Inside, Outside, Morningside
Marjorie Kowalski Cole
Ester Republic Press 2009
Reviewed by Bob Wake
Alaskan poet Marjorie Kowalski Cole’s collection, Inside, Outside, Morningside, won me over on the first page in the concluding lines of “Desire”:
The aspens shake in the wind
like the bells of a prayer wheel.
I would have what is within and without
arrive at one still moment
together.
A rare balance is struck “within and without” that continues poem after poem. The natural world astounds (“Walk into the soft breeze and astonish your skin” runs a memorable line from “Mediterranean Evening”) while our fragile lives seem destined for departure and loss (“The young are strong enough; / We can go now,” she eulogizes in “Lessons Learned”). Cole’s Catholicism infuses these poems, an appreciation and thirst for the sacred. Our humanness doesn’t so much interfere as intermingle:
In a blazing new parish in Fairbanks, Alaska,
the one great room is white with light.
It could be a dentist’s office: globes like snowballs
press on my eyes, threaten to conquer sin with wattage.
[“Light and Its Absence”]
Her larger spiritual concerns are ecological:
Gravel roads lead past tin warehouses, generations
of derricks on their sides, earthmovers
with outsize tires like herds of thirsty elephantsI drop off the road and step across the tundra
around fox shit, foam cups, crumpled packs
of Camels, arrive to my surprise at a lake.
[“Colleen Lake, Deadhorse, Alaska”]
Themes coalesce around Cole’s multiple roles as mother, daughter, wife, world traveler, spiritual seeker and environmentalist. None of these categories are mutually exclusive. Connectedness is everything. She writes equally well and movingly of her mother’s illness, of art, of forest wildfires, of Ireland, Spain, Sweden. She returns again and again to nature’s healing harmonies, as in “Summer Night”: “Past midnight, the woods below those buttered treetops / are stirring with animals, wondrous with light.”
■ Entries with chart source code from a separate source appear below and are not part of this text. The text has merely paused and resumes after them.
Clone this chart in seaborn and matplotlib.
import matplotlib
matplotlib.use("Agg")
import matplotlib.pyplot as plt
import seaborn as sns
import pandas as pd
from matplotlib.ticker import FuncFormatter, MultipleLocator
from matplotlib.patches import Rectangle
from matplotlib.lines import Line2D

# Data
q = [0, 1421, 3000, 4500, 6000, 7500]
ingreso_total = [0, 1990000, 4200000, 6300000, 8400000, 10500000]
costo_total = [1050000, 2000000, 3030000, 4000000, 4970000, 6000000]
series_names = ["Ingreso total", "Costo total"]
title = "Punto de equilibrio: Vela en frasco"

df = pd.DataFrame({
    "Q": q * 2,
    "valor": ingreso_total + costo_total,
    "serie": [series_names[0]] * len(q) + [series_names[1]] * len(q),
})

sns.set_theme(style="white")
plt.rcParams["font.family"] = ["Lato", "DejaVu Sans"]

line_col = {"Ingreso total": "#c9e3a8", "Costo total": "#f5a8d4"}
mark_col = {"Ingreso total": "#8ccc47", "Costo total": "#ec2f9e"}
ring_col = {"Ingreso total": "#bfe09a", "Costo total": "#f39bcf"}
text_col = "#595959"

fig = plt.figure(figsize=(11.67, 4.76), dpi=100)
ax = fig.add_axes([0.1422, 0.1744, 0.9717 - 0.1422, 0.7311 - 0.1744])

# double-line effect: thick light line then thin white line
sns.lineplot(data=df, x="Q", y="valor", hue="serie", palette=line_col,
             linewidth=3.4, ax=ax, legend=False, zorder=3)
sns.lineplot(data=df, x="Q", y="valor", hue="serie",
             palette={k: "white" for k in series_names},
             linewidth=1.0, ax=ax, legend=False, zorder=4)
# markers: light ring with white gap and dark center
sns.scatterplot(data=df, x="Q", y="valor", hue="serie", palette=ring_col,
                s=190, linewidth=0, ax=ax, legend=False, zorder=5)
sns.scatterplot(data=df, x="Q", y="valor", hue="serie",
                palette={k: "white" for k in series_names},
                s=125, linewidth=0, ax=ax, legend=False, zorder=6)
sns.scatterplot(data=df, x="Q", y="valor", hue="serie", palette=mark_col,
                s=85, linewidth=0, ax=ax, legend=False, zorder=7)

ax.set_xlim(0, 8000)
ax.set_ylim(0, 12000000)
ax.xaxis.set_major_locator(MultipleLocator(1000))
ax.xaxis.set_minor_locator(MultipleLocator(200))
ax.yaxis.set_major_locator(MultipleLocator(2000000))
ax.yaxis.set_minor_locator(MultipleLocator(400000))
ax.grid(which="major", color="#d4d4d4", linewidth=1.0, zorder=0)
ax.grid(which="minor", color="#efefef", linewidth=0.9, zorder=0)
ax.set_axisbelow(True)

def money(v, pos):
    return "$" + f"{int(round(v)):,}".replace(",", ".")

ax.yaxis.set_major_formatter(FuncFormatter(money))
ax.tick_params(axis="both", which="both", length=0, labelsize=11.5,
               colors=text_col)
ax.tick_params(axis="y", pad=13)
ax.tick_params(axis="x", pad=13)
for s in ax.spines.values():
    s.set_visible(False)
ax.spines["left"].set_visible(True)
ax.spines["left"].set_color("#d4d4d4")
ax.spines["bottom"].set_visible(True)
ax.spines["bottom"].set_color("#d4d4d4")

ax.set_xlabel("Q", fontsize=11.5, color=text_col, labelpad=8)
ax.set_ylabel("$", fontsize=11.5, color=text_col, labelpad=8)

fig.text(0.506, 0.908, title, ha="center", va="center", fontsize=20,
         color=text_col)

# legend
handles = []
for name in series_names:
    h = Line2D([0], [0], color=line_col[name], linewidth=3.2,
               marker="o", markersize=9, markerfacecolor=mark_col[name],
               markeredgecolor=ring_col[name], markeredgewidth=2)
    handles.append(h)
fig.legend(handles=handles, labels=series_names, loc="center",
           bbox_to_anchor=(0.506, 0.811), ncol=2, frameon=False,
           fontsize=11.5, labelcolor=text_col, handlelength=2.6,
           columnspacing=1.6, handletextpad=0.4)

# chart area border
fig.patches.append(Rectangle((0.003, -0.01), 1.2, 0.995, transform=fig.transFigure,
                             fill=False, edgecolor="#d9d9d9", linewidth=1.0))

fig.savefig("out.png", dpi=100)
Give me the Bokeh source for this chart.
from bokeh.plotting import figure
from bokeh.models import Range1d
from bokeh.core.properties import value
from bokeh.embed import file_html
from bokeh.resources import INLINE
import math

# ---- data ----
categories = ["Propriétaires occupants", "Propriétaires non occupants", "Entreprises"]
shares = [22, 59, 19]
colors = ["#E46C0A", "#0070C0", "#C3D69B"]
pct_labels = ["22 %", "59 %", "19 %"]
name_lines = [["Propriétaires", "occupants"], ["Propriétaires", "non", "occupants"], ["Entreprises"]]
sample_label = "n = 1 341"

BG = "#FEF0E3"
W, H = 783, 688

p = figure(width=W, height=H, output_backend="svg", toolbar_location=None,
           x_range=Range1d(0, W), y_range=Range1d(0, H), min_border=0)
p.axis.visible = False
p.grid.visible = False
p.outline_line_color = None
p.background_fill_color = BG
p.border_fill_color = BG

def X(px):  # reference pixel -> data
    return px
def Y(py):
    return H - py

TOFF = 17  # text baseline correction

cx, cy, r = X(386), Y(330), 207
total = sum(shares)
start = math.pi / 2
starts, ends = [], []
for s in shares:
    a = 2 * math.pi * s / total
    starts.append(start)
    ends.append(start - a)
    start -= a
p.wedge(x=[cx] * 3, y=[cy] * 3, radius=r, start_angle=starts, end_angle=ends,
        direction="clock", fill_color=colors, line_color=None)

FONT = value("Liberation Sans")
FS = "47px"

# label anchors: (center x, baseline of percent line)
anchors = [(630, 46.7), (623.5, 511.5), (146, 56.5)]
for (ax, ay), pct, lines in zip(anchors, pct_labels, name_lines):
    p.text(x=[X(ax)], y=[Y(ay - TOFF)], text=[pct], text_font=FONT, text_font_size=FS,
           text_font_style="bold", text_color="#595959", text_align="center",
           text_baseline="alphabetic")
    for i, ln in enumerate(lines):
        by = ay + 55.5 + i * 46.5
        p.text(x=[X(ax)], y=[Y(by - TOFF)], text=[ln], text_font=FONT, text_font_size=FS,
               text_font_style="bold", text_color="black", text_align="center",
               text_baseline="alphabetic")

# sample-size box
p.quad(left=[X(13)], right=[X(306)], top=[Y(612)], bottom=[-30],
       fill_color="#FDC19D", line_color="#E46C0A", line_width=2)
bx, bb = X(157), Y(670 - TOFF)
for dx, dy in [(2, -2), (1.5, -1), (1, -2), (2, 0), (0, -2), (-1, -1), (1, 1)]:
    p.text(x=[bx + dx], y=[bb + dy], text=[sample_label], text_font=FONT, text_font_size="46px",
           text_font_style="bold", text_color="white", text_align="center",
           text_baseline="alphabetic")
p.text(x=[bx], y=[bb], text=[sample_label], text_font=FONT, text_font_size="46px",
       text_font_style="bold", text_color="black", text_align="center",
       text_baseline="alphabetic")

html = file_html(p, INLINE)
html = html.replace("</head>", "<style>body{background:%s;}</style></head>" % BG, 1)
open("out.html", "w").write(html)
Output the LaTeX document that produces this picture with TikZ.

The living world never fails to generate surprise, to snap us out of ourselves, our melancholy, our self-centeredness:
I remember times of wailing
into my couch, alone
and utterly baffled by life,
when suddenly a cat
would be sitting on my head.
[“Pushkin”]
I was several poems into Inside, Outside, Morningside before I glanced at the back cover and learned of Marjorie Kowalski Cole’s death last year just as the book was going to press. She was in her mid-fifties. This graceful, luminous collection is a precious legacy. (Cole is also the author of a well-received 2006 novel, Correcting the Landscape.)
What a wonderful review! It was forwarded to me by Marjorie Kowalski Cole’s husband, Pat Lambert. Marjorie was a longtime and very dear friend, and a fellow writer. Your review catches both the collection and her spirit so well. She was taken much too soon, but what a legacy she left! She’d love this review.